What you have to do:
Could every line of the data be printed exactly as it reads?

Given material:
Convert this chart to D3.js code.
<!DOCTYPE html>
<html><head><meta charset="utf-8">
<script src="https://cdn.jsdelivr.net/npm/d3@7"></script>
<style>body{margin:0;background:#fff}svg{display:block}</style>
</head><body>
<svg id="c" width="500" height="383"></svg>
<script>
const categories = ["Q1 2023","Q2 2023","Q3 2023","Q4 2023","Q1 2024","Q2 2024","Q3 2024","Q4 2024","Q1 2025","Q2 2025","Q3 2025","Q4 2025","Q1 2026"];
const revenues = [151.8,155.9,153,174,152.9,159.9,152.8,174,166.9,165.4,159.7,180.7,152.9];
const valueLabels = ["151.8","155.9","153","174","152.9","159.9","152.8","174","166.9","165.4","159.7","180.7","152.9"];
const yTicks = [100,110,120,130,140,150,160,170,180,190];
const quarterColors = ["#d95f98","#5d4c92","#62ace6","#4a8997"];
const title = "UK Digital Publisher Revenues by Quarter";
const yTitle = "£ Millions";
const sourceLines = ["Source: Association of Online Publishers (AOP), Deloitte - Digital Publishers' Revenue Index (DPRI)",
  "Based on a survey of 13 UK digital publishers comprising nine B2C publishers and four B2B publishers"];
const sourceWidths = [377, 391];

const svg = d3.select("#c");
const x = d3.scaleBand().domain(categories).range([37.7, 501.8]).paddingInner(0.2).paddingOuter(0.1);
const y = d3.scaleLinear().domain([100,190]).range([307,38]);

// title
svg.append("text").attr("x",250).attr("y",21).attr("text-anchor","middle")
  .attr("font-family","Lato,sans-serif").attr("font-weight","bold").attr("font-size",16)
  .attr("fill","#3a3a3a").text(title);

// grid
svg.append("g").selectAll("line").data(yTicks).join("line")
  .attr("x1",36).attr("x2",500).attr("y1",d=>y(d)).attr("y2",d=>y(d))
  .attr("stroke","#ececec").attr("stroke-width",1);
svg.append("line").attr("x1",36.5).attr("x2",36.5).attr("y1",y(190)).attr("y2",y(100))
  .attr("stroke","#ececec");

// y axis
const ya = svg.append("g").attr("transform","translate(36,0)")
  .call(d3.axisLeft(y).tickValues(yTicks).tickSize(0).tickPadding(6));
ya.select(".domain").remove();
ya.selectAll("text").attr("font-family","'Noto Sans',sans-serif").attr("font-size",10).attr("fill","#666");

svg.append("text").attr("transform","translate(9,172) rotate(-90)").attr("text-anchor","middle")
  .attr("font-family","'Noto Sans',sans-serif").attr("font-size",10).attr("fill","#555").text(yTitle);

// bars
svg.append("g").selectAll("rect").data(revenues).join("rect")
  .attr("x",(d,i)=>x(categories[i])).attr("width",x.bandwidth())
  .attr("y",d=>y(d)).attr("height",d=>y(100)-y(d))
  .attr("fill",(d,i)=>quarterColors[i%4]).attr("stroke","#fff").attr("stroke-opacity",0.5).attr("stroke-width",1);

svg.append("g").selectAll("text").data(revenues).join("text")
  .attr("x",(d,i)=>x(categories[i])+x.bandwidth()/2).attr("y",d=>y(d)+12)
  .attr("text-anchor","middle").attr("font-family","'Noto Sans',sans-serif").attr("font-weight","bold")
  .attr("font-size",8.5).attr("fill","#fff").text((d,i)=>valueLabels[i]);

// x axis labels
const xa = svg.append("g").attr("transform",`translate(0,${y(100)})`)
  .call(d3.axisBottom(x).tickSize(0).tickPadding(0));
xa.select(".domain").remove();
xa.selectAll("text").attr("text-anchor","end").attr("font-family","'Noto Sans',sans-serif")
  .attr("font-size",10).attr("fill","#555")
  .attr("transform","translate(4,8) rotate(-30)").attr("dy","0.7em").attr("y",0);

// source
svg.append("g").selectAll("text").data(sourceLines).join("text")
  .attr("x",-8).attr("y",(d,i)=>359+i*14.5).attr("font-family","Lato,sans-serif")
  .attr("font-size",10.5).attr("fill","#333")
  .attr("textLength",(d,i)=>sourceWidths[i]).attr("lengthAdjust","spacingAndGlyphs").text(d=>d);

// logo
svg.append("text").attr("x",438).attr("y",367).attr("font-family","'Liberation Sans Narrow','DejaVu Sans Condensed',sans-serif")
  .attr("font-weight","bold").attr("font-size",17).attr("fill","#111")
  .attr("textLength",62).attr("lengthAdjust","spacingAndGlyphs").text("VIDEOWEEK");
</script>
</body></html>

Exercise solution:
Convert this chart to D3.js code.
<!DOCTYPE html>
<html><head><meta charset="utf-8">
<script src="https://cdn.jsdelivr.net/npm/d3@7"></script>
<style>body{margin:0;background:#fff}svg{display:block}</style>
</head><body>
<svg id="c" width="500" height="383"></svg>
<script>
const categories = ["Q1 2023","Q2 2023","Q3 2023","Q4 2023","Q1 2024","Q2 2024","Q3 2024","Q4 2024","Q1 2025","Q2 2025","Q3 2025","Q4 2025","Q1 2026"];
const revenues = [151.8,155.9,153,174,152.9,159.9,152.8,174,166.9,165.4,159.7,180.7,152.9];
const valueLabels = ["151.8","155.9","153","174","152.9","159.9","152.8","174","166.9","165.4","159.7","180.7","152.9"];
const yTicks = [100,110,120,130,140,150,160,170,180,190];
const quarterColors = ["#d95f98","#5d4c92","#62ace6","#4a8997"];
const title = "UK Digital Publisher Revenues by Quarter";
const yTitle = "£ Millions";
const sourceLines = ["Source: Association of Online Publishers (AOP), Deloitte - Digital Publishers' Revenue Index (DPRI)",
  "Based on a survey of 13 UK digital publishers comprising nine B2C publishers and four B2B publishers"];
const sourceWidths = [377, 391];

const svg = d3.select("#c");
const x = d3.scaleBand().domain(categories).range([37.7, 501.8]).paddingInner(0.2).paddingOuter(0.1);
const y = d3.scaleLinear().domain([100,190]).range([307,38]);

// title
svg.append("text").attr("x",250).attr("y",21).attr("text-anchor","middle")
  .attr("font-family","Lato,sans-serif").attr("font-weight","bold").attr("font-size",16)
  .attr("fill","#3a3a3a").text(title);

// grid
svg.append("g").selectAll("line").data(yTicks).join("line")
  .attr("x1",36).attr("x2",500).attr("y1",d=>y(d)).attr("y2",d=>y(d))
  .attr("stroke","#ececec").attr("stroke-width",1);
svg.append("line").attr("x1",36.5).attr("x2",36.5).attr("y1",y(190)).attr("y2",y(100))
  .attr("stroke","#ececec");

// y axis
const ya = svg.append("g").attr("transform","translate(36,0)")
  .call(d3.axisLeft(y).tickValues(yTicks).tickSize(0).tickPadding(6));
ya.select(".domain").remove();
ya.selectAll("text").attr("font-family","'Noto Sans',sans-serif").attr("font-size",10).attr("fill","#666");

svg.append("text").attr("transform","translate(9,172) rotate(-90)").attr("text-anchor","middle")
  .attr("font-family","'Noto Sans',sans-serif").attr("font-size",10).attr("fill","#555").text(yTitle);

// bars
svg.append("g").selectAll("rect").data(revenues).join("rect")
  .attr("x",(d,i)=>x(categories[i])).attr("width",x.bandwidth())
  .attr("y",d=>y(d)).attr("height",d=>y(100)-y(d))
  .attr("fill",(d,i)=>quarterColors[i%4]).attr("stroke","#fff").attr("stroke-opacity",0.5).attr("stroke-width",1);

svg.append("g").selectAll("text").data(revenues).join("text")
  .attr("x",(d,i)=>x(categories[i])+x.bandwidth()/2).attr("y",d=>y(d)+12)
  .attr("text-anchor","middle").attr("font-family","'Noto Sans',sans-serif").attr("font-weight","bold")
  .attr("font-size",8.5).attr("fill","#fff").text((d,i)=>valueLabels[i]);

// x axis labels
const xa = svg.append("g").attr("transform",`translate(0,${y(100)})`)
  .call(d3.axisBottom(x).tickSize(0).tickPadding(0));
xa.select(".domain").remove();
xa.selectAll("text").attr("text-anchor","end").attr("font-family","'Noto Sans',sans-serif")
  .attr("font-size",10).attr("fill","#555")
  .attr("transform","translate(4,8) rotate(-30)").attr("dy","0.7em").attr("y",0);

// source
svg.append("g").selectAll("text").data(sourceLines).join("text")
  .attr("x",-8).attr("y",(d,i)=>359+i*14.5).attr("font-family","Lato,sans-serif")
  .attr("font-size",10.5).attr("fill","#333")
  .attr("textLength",(d,i)=>sourceWidths[i]).attr("lengthAdjust","spacingAndGlyphs").text(d=>d);

// logo
svg.append("text").attr("x",438).attr("y",367).attr("font-family","'Liberation Sans Narrow','DejaVu Sans Condensed',sans-serif")
  .attr("font-weight","bold").attr("font-size",17).attr("fill","#111")
  .attr("textLength",62).attr("lengthAdjust","spacingAndGlyphs").text("VIDEOWEEK");
</script>
</body></html>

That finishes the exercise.